How to interpret power meter readings during SSB transmission
A topic we quite often see addressed in different ham radio fora is how to interpret power meter readings when using SSB. Many often conclude that their transmitter doesn’t provide the rated power because the readings are so low when they speak into the microphone. There are often three different reasons for this confusion: (1) What is really meant by PEP (2) What does a power meter measure (3) And maybe some lack of understanding of signal theory.
Peak Envelope Power is the power related to the peak value of the amplified modulated signal. One simple way to measure your transmitter’s PEP is to apply a single, clean frequency to the mic input. If this tone gives you 100W on normal ALC deflection, your PEP is 100W when you speak into your mike with normal ALC deflection.
I tried this on my FT-2000, and to check the frequency response on the input, I just changed the frequency on the single audio tone. The output was 100 W on 100 Hz, 500 Hz, 1000 Hz, 1500 Hz, and so forth, but dropped some at 3000 Hz. Of course this response is dependent on your EQ settings.
If you apply two tones: Would you expect that your transmitter would be able to supply 100 W to both tones (which would imply that your transmitter would transmit two independent carriers with 100 W in each)? I believe not (unless you have the 200W PEP transmitter). If your watt meter showed 100W when you applied two different audio frequencies to your TX input, wouldn’t that imply that your power meter actually adds the power components in your signal? So if you increased the number of tones to 7, and you still expected that the power meter should give you 100 W – what should then happen if you increased the number of frequencies to 70? Still 100W? When you speak into your mike, you apply a continuum of tones over your available bandwidth, and your power meter will measure the average power in those frequency components – not the sum.
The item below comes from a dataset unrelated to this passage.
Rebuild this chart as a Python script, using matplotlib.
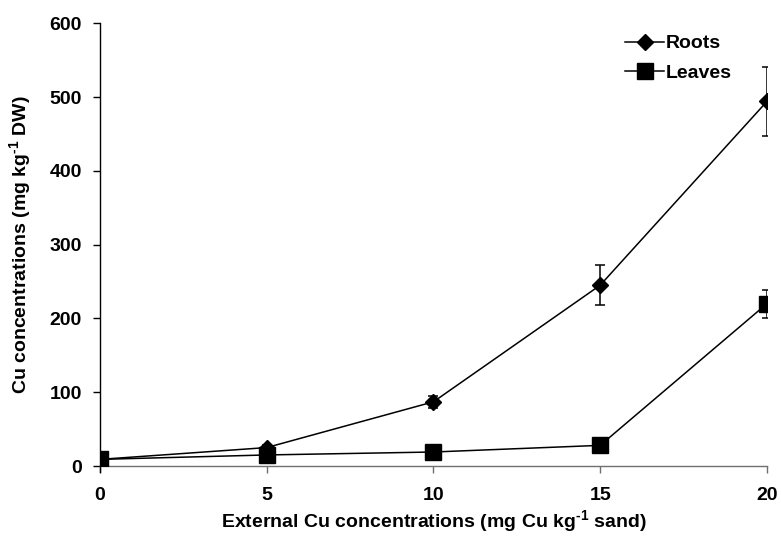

I believe that its common experience that if you increase the bandwidth of your audio signal, your measured average power drops. If you want to be economic, use a narrow audio bandwidth so your available power is concentrated on the part of your voice spectrum that carries information. (That is why CW is so much more effective than SSB).
Several newer transceivers give you the possibility to increase the bandwidth far beyond the standard 2400 Hz that people are used to, and this changes the average power measured with the watt meter on the transceiver. I guess this has confused quite a few hams.
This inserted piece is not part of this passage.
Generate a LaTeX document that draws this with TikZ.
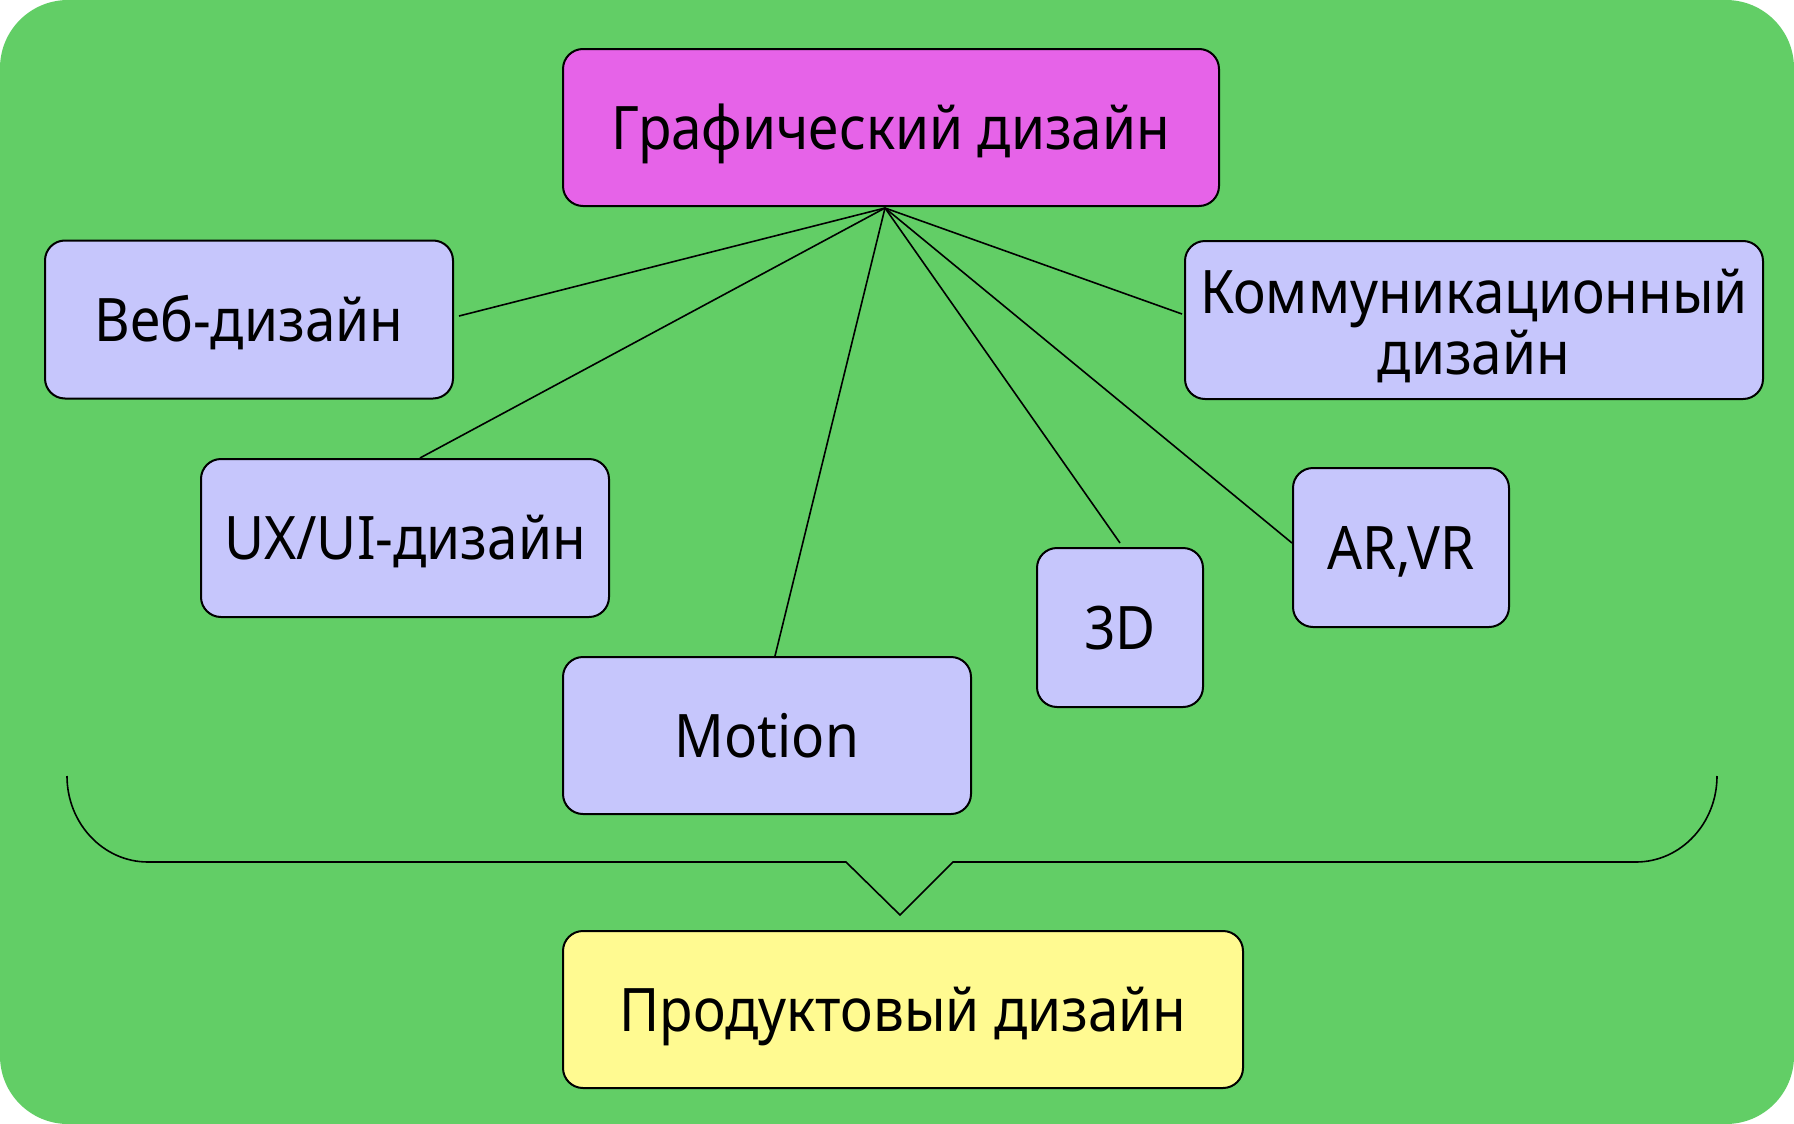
\documentclass[tikz,border=0pt]{standalone}
\usepackage{fontspec}
\setmainfont[FakeStretch=0.915]{Noto Sans}
\definecolor{bggreen}{RGB}{98,206,102}
\definecolor{magbox}{RGB}{230,99,232}
\definecolor{lavbox}{RGB}{198,198,252}
\definecolor{yelbox}{RGB}{255,250,145}
\begin{document}
\begin{tikzpicture}[x=0.5pt,y=-0.5pt,
  box/.style={draw=black, line width=1pt, rounded corners=10pt, fill=lavbox,
    font=\fontsize{30}{26}\selectfont, align=center, inner sep=0pt,
    text height=21.5pt, text depth=0pt},
  conn/.style={draw=black, line width=0.8pt}]
\useasboundingbox (0,0) rectangle (1794,1124);
\fill[white] (0,0) rectangle (1794,1124);
\fill[bggreen, rounded corners=34pt] (0,0) rectangle (1794,1124);

\node[box, fill=magbox, minimum width=328pt, minimum height=78.5pt] (g) at (891,127.5) {Графический дизайн};
\node[box, minimum width=204pt, minimum height=79pt] (web) at (249,319.5) {Веб-дизайн};
\node[box, minimum width=204pt, minimum height=79pt] (ux) at (405,538) {UX/UI-дизайн};
\node[box, minimum width=204pt, minimum height=78.5pt] (motion) at (767,735.5) {Motion};
\node[box, fill=yelbox, minimum width=340pt, minimum height=78.5pt] (prod) at (903,1009.5) {Продуктовый дизайн};
\node[box, text height=54.5pt, minimum width=289pt, minimum height=79pt] (komm) at (1474,320) {Коммуникационный\\дизайн};
\node[box, minimum width=108pt, minimum height=79.5pt] (arvr) at (1401,547.5) {AR,VR};
\node[box, minimum width=83pt, minimum height=79.5pt] (d3) at (1120,627.5) {3D};

\coordinate (hub) at (885,208);
\draw[conn] (hub) -- ([xshift=2.5pt,yshift=1.75pt]web.east);
\draw[conn] (hub) -- ([xshift=7.5pt]ux.north);
\draw[conn] (hub) -- ([xshift=4pt]motion.north);
\draw[conn] (hub) -- ([yshift=2pt]d3.north);
\draw[conn] (hub) -- ([yshift=2.25pt]arvr.west);
\draw[conn] (hub) -- ([xshift=-1pt,yshift=3pt]komm.west);

\coordinate (bl) at (67,776);
\coordinate (br) at (1717,776);
\coordinate (tip) at (900,915);
\draw[conn] (bl) .. controls (67,823.5) and (103.3,862) .. (148,862) -- (846,862) -- (tip) -- (953,862) -- (1636,862) .. controls (1680.7,862) and (1717,823.5) .. (br);
\end{tikzpicture}
\end{document}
One more trick to try. An ordinary power meter is not able to measure peak power, and it is an instrument that is useless to measure emitted power during speech transmission. One reason is that the needle simply isn’t fast enough.
I applied a single 1000 Hz tone that gave me 100W output. Then I involved a switching of the tone to generate a train of pulses – first slowly, then faster and faster. I knew that the signal was exciting the transmitter to 100 W, but when the duty cycle was less than half a second, the power meter was not able to follow any more. I then turned up the speed by some factors (created a fast train of pulses) and the needle settled at about 20 W – but still the PEP was 100W.
I have a Daiwa CN-101L with a so called PEP selection. During my tests, I proved that this instrument was not able to measure PEP at all. But it has a large condenser that create an overshoot, but that isn’t PEP!